======== Given data ========
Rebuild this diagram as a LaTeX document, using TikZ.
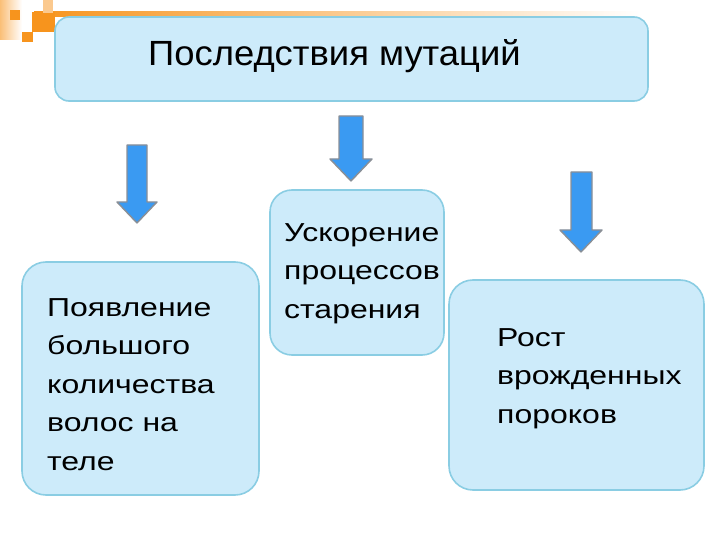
\documentclass[tikz,border=0pt]{standalone}
\usepackage{fontspec}
\setmainfont{Liberation Sans}
\newfontfamily\boxfont[FakeStretch=1.23]{Liberation Sans}
\newfontfamily\headfont[FakeStretch=1.04]{Liberation Sans}
\definecolor{boxfill}{HTML}{CDEBFA}
\definecolor{boxline}{HTML}{8ACDE3}
\definecolor{arrowblue}{HTML}{3A9AF2}
\definecolor{arrowrim}{HTML}{8A8F96}
\definecolor{deco}{HTML}{F7941D}
\begin{document}
\begin{tikzpicture}[x=1pt,y=-1pt,line join=round,
    card/.style={draw=boxline,fill=boxfill,line width=1.6pt},
    label/.style={inner sep=0pt,anchor=base west,align=left,font=\boxfont\fontsize{26}{38.5}\selectfont},
    blockarrow/.style={draw=arrowrim,fill=arrowblue,line width=1.4pt}]
	\useasboundingbox (0,0) rectangle (720,540);
	% corner decoration
	\shade[left color=deco!60,right color=white] (0,0) rectangle (22,40);
	\shade[left color=deco,right color=white] (34,12) rectangle (640,17);
	\fill[deco] (10,10) rectangle (20,20);
	\fill[deco] (22,32) rectangle (33,42);
	\fill[deco] (32,12) rectangle (55,32);
	\fill[deco!50] (43,0) rectangle (53,13);
	% boxes
	\draw[card,rounded corners=14pt] (55,17) rectangle (648,101);
	\draw[card,rounded corners=24pt] (22,262) rectangle (259,495);
	\draw[card,rounded corners=22pt] (270,190) rectangle (444,355);
	\draw[card,rounded corners=24pt] (449,280) rectangle (704,490);
	% texts (anchored at the baseline of the last line)
	\node[inner sep=0pt,anchor=base west,font=\headfont\fontsize{35}{40}\selectfont] (T) at (148,66) {Последствия мутаций};
	\node[label] (A) at (47,470) {Появление\\большого\\количества\\волос на\\теле};
	\node[label] (B) at (284,318) {Ускорение\\процессов\\старения};
	\node[label] (C) at (497,423) {Рост\\врожденных\\пороков};
	% arrows
	\draw[blockarrow] (127,145) -- (147,145) -- (147,202) -- (157,202) -- (137,223) -- (117,202) -- (127,202) -- cycle;
	\draw[blockarrow] (339,116) -- (363,116) -- (363,159) -- (372,159) -- (351,181) -- (330,159) -- (339,159) -- cycle;
	\draw[blockarrow] (571,172) -- (592,172) -- (592,230) -- (602,230) -- (581,252) -- (560,230) -- (571,230) -- cycle;
\end{tikzpicture}
\end{document}
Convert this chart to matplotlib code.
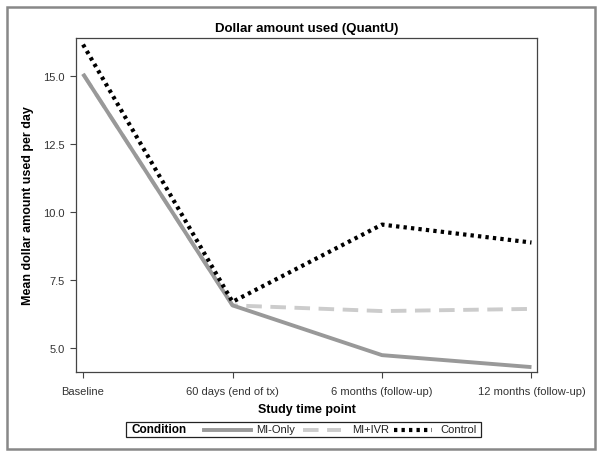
import matplotlib
matplotlib.use("Agg")
import matplotlib.pyplot as plt
from matplotlib.patches import Rectangle
from matplotlib.lines import Line2D

plt.rcParams['font.family'] = ['Liberation Sans', 'DejaVu Sans']

# data
timepoints = ["Baseline", "60 days (end of tx)", "6 months (follow-up)", "12 months (follow-up)"]
mi_only = [15.06, 6.55, 4.72, 4.28]
mi_ivr = [15.06, 6.55, 6.34, 6.42]
control = [16.14, 6.68, 9.52, 8.86]
yticks = [5.0, 7.5, 10.0, 12.5, 15.0]

W, H = 604, 456
fig = plt.figure(figsize=(W / 100, H / 100), dpi=100)

# outer frame
fig.patches.append(Rectangle((7 / W, 1 - 450 / H), (595 - 7) / W, (450 - 8) / H,
                             transform=fig.transFigure, fill=False,
                             edgecolor="#888888", linewidth=1.8))

ax = fig.add_axes([76 / W, 1 - 373 / H, (537 - 76) / W, (373 - 39) / H])
x = list(range(len(timepoints)))

dots = (0, (0.8, 1.0))
ax.plot(x, mi_ivr, color="#cccccc", lw=2.8, dashes=(4, 2.2))
ax.plot(x, mi_only, color="#999999", lw=2.8, solid_capstyle="butt")
ax.plot(x, control, color="black", lw=3.0, linestyle=dots)

ax.set_xlim(-0.047, 3.037)
ax.set_ylim(4.1, 16.38)
ax.set_xticks(x)
ax.set_xticklabels(timepoints, fontsize=8, color="#333333")
ax.set_yticks(yticks)
ax.set_yticklabels([f"{v:.1f}" for v in yticks], fontsize=8, color="#333333")
ax.tick_params(length=4, width=0.8, color="#444444", pad=4)
ax.xaxis.set_tick_params(pad=6)
for s in ax.spines.values():
    s.set_color("#444444")
    s.set_linewidth(0.9)

ax.set_title("Dollar amount used (QuantU)", fontsize=9.5, fontweight="bold", pad=5)
ax.set_xlabel("Study time point", fontsize=9, fontweight="bold", labelpad=5)
ax.set_ylabel("Mean dollar amount used per day", fontsize=9, fontweight="bold", labelpad=7)

# legend box at bottom
fig.patches.append(Rectangle((126 / W, 1 - 438 / H), (481 - 126) / W, 15 / H,
                             transform=fig.transFigure, fill=False,
                             edgecolor="#222222", linewidth=0.9))
ly = 1 - 430.5 / H
fig.text(131 / W, ly, "Condition", fontsize=8.5, fontweight="bold", va="center")
fig.add_artist(Line2D([204 / W, 251 / W], [ly, ly], transform=fig.transFigure,
                      color="#999999", lw=2.8))
fig.text(256 / W, ly, "MI-Only", fontsize=8, va="center", color="#222222")
fig.add_artist(Line2D([303 / W, 341 / W], [ly, ly], transform=fig.transFigure,
                      color="#cccccc", lw=2.8, dashes=(4, 2.2)))
fig.text(352 / W, ly, "MI+IVR", fontsize=8, va="center", color="#222222")
fig.add_artist(Line2D([394 / W, 432 / W], [ly, ly], transform=fig.transFigure,
                      color="black", lw=3.0, linestyle=dots))
fig.text(440 / W, ly, "Control", fontsize=8, va="center", color="#222222")

fig.savefig("out.png", dpi=100)
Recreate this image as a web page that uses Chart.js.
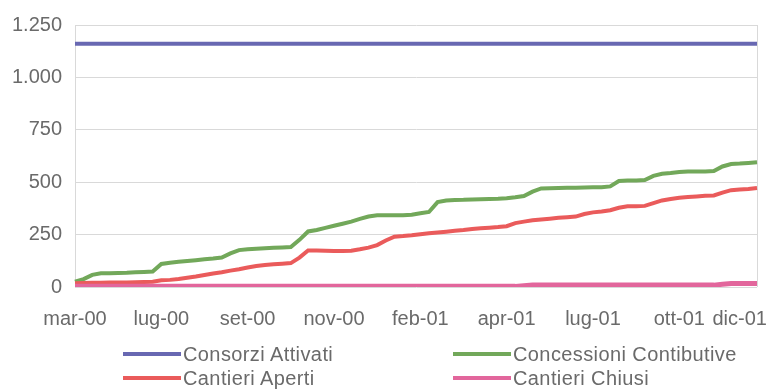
<!DOCTYPE html>
<html>
<head>
<meta charset="utf-8">
<script src="https://cdn.jsdelivr.net/npm/chart.js@4/dist/chart.umd.min.js"></script>
<style>
  html, body { margin: 0; padding: 0; background: #ffffff; }
  #wrap { position: relative; width: 777px; height: 390px; font-family: 'Liberation Sans', Arial, sans-serif; }
  #c { position: absolute; left: 0; top: 0; }
  .lg { position: absolute; display: flex; align-items: center; font-size: 20px; letter-spacing: 0.4px; color: #6a6a6a; white-space: nowrap; line-height: 22px; }
  .lg .sw { width: 58px; height: 4px; margin-right: 2px; }
</style>
</head>
<body>
<div id="wrap">
  <canvas id="c" width="777" height="390"></canvas>
  <div id="legend"></div>
</div>
<script>
const seriesNames = ['Consorzi Attivati', 'Concessioni Contibutive', 'Cantieri Aperti', 'Cantieri Chiusi'];
const seriesColors = ['#6868b2', '#72a85a', '#ea5b5b', '#e2669c'];

const tickLabels = ['mar-00','lug-00','set-00','nov-00','feb-01','apr-01','lug-01','ott-01','dic-01'];
const tickIndex = [0, 10, 20, 30, 40, 50, 60, 70, 77];

const consorziAttivati = [
  1160,1160,1160,1160,1160,1160,1160,1160,1160,1160,
  1160,1160,1160,1160,1160,1160,1160,1160,1160,1160,
  1160,1160,1160,1160,1160,1160,1160,1160,1160,1160,
  1160,1160,1160,1160,1160,1160,1160,1160,1160,1160,
  1160,1160,1160,1160,1160,1160,1160,1160,1160,1160,
  1160,1160,1160,1160,1160,1160,1160,1160,1160,1160,
  1160,1160,1160,1160,1160,1160,1160,1160,1160,1160,
  1160,1160,1160,1160,1160,1160,1160,1160,1160,1160
];
const concessioniContibutive = [
  25,38,58,66,66,67,68,70,72,74,
  110,116,120,124,128,132,136,141,160,176,
  180,183,185,187,189,191,225,265,272,282,
  292,302,312,325,336,342,342,342,342,345,
  352,358,405,413,415,416,418,419,420,421,
  423,428,434,455,470,471,472,473,474,475,
  476,476,480,506,508,508,510,530,540,544,
  549,551,551,551,553,575,587,589,592,595
];
const cantieriAperti = [
  18,19,20,20,21,22,22,23,24,25,
  32,34,38,44,50,57,64,70,78,85,
  93,100,105,108,111,114,140,174,174,173,
  172,172,173,180,188,200,222,240,243,247,
  252,256,260,264,268,272,277,280,283,286,
  290,305,312,318,322,326,330,333,336,348,
  356,360,366,378,385,385,387,400,413,420,
  426,429,432,435,437,450,462,465,468,472
];
const cantieriChiusi = [
  3,3,3,3,3,3,3,3,3,3,
  3,3,3,3,3,3,3,3,3,3,
  3,3,3,3,3,3,3,3,3,3,
  3,3,3,3,3,3,3,3,3,3,
  3,3,3,3,3,3,3,3,3,3,
  3,3,6,9,9,9,9,9,9,9,
  9,9,9,9,9,9,9,9,9,9,
  9,9,9,9,9,13,17,17,17,17
];

const categories = consorziAttivati.map((_, i) => {
  const k = tickIndex.indexOf(i);
  return k >= 0 ? tickLabels[k] : '';
});

const seriesData = [consorziAttivati, concessioniContibutive, cantieriAperti, cantieriChiusi];
const drawOrder = [3, 2, 1, 0];

const gridColor = '#d9d9d9';
const textColor = '#6a6a6a';
const fontFamily = "'Liberation Sans', Arial, sans-serif";

function itFormat(v) {
  return String(v).replace(/\B(?=(\d{3})+(?!\d))/g, '.');
}

const rightFrame = {
  id: 'rightFrame',
  beforeDatasetsDraw(chart) {
    const { ctx, chartArea } = chart;
    ctx.save();
    ctx.strokeStyle = gridColor;
    ctx.lineWidth = 1;
    ctx.beginPath();
    ctx.moveTo(Math.round(chartArea.right) + 0.5, chartArea.top);
    ctx.lineTo(Math.round(chartArea.right) + 0.5, chartArea.bottom);
    ctx.stroke();
    ctx.restore();
  }
};

const chart = new Chart(document.getElementById('c'), {
  type: 'line',
  data: {
    labels: categories,
    datasets: seriesNames.map((name, i) => ({
      label: name,
      data: seriesData[i],
      borderColor: seriesColors[i],
      backgroundColor: seriesColors[i],
      borderWidth: i === 3 ? 5 : 4,
      pointRadius: 0,
      tension: 0,
      fill: false,
      order: drawOrder[i]
    }))
  },
  options: {
    responsive: false,
    animation: false,
    layout: { padding: { left: 0, right: 17, top: 24, bottom: 0 } },
    plugins: {
      legend: { display: false },
      tooltip: { enabled: false }
    },
    scales: {
      x: {
        type: 'category',
        grid: { display: false, drawTicks: false },
        border: { display: false },
        ticks: {
          autoSkip: false,
          maxRotation: 0,
          minRotation: 0,
          padding: 20,
          color: textColor,
          font: { family: fontFamily, size: 20 }
        },
        afterFit(scale) { scale.height = 103; }
      },
      y: {
        min: 0,
        max: 1250,
        grid: { color: gridColor, drawTicks: false, lineWidth: 1 },
        border: { display: true, color: gridColor },
        ticks: {
          stepSize: 250,
          padding: 13,
          color: textColor,
          font: { family: fontFamily, size: 20 },
          callback: (v) => itFormat(v)
        },
        afterFit(scale) { scale.width = 75; }
      }
    }
  },
  plugins: [rightFrame]
});

// HTML legend built from the chart's datasets
const legendPos = [
  { left: 123, top: 343 },
  { left: 453, top: 343 },
  { left: 123, top: 367 },
  { left: 453, top: 367 }
];
const legendEl = document.getElementById('legend');
const legendOrder = [0, 1, 2, 3];
legendOrder.forEach((i, k) => {
  const ds = chart.data.datasets[i];
  const item = document.createElement('div');
  item.className = 'lg';
  item.style.left = legendPos[k].left + 'px';
  item.style.top = legendPos[k].top + 'px';
  const sw = document.createElement('span');
  sw.className = 'sw';
  sw.style.background = ds.borderColor;
  const tx = document.createElement('span');
  tx.textContent = ds.label;
  item.appendChild(sw);
  item.appendChild(tx);
  legendEl.appendChild(item);
});
</script>
</body>
</html>
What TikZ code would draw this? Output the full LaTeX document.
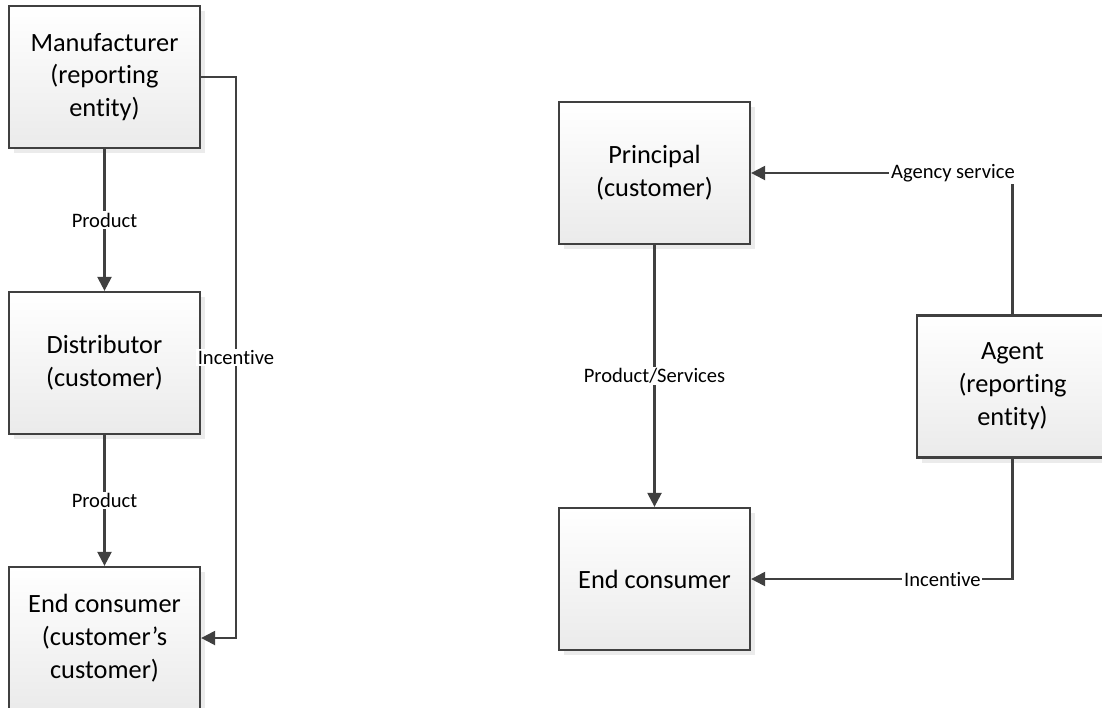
\documentclass[tikz,border=0pt]{standalone}
\usepackage{fontspec}
\setmainfont{Carlito}[Ligatures=NoCommon]
\usetikzlibrary{arrows.meta,shadows}
\definecolor{linegray}{HTML}{404040}
\tikzset{
    entity/.style={draw=linegray, line width=1.3pt, top color=white, bottom color=black!8,
        minimum width=3.82cm, minimum height=2.84cm, align=center, inner sep=2pt,
        font=\fontsize{15}{18.7}\selectfont,
        general shadow={fill=black!8, shadow xshift=3pt, shadow yshift=-3pt}},
    flow/.style={draw=linegray, line width=1.3pt, -{Triangle[length=8pt,width=8pt]}},
    flowlabel/.style={fill=white, inner sep=1pt, text=black, font=\fontsize{11.7}{13}\selectfont}
}
\begin{document}
\begin{tikzpicture}[x=0.02cm, y=-0.02cm]
            \useasboundingbox (0,0) rectangle (1102,707);
            % left chain
            \node[entity] (mfr) at (104.5,77) {Manufacturer\\(reporting\\entity)};
            \node[entity] (dist) at (104.5,363) {Distributor\\(customer)};
            \node[entity] (endL) at (104.5,638) {End consumer\\(customer’s\\customer)};
            \coordinate (incturn) at (236,77);
            \draw[flow] (mfr) -- node[flowlabel] {Product} (dist);
            \draw[flow] (dist) -- node[flowlabel] {Product} (endL);
            \draw[flow] (mfr.east) -- (incturn) |- node[flowlabel, pos=0.25] {Incentive} (endL.east);
            % right chain
            \node[entity] (principal) at (654.5,173) {Principal\\(customer)};
            \node[entity] (endR) at (654.5,579) {End consumer};
            \node[entity] (agent) at (1012.5,386.5) {Agent\\(reporting\\entity)};
            \draw[flow] (principal) -- node[flowlabel] {Product/Services} (endR);
            \draw[flow] (agent.north) |- node[flowlabel, pos=0.614] {Agency service} (principal.east);
            \draw[flow] (agent.south) |- node[flowlabel, pos=0.634] {Incentive} (endR.east);
\end{tikzpicture}
\end{document}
========
Work to be completed: All lines from the one holding "What TikZ code" through the last line of the entries, and nothing else, are to be output exactly; leave out the pictures.

Result of this exercise:
What TikZ code would draw this? Output the full LaTeX document.
\documentclass[tikz,border=0pt]{standalone}
\usepackage{fontspec}
\setmainfont{Carlito}[Ligatures=NoCommon]
\usetikzlibrary{arrows.meta,shadows}
\definecolor{linegray}{HTML}{404040}
\tikzset{
    entity/.style={draw=linegray, line width=1.3pt, top color=white, bottom color=black!8,
        minimum width=3.82cm, minimum height=2.84cm, align=center, inner sep=2pt,
        font=\fontsize{15}{18.7}\selectfont,
        general shadow={fill=black!8, shadow xshift=3pt, shadow yshift=-3pt}},
    flow/.style={draw=linegray, line width=1.3pt, -{Triangle[length=8pt,width=8pt]}},
    flowlabel/.style={fill=white, inner sep=1pt, text=black, font=\fontsize{11.7}{13}\selectfont}
}
\begin{document}
\begin{tikzpicture}[x=0.02cm, y=-0.02cm]
            \useasboundingbox (0,0) rectangle (1102,707);
            % left chain
            \node[entity] (mfr) at (104.5,77) {Manufacturer\\(reporting\\entity)};
            \node[entity] (dist) at (104.5,363) {Distributor\\(customer)};
            \node[entity] (endL) at (104.5,638) {End consumer\\(customer’s\\customer)};
            \coordinate (incturn) at (236,77);
            \draw[flow] (mfr) -- node[flowlabel] {Product} (dist);
            \draw[flow] (dist) -- node[flowlabel] {Product} (endL);
            \draw[flow] (mfr.east) -- (incturn) |- node[flowlabel, pos=0.25] {Incentive} (endL.east);
            % right chain
            \node[entity] (principal) at (654.5,173) {Principal\\(customer)};
            \node[entity] (endR) at (654.5,579) {End consumer};
            \node[entity] (agent) at (1012.5,386.5) {Agent\\(reporting\\entity)};
            \draw[flow] (principal) -- node[flowlabel] {Product/Services} (endR);
            \draw[flow] (agent.north) |- node[flowlabel, pos=0.614] {Agency service} (principal.east);
            \draw[flow] (agent.south) |- node[flowlabel, pos=0.634] {Incentive} (endR.east);
\end{tikzpicture}
\end{document}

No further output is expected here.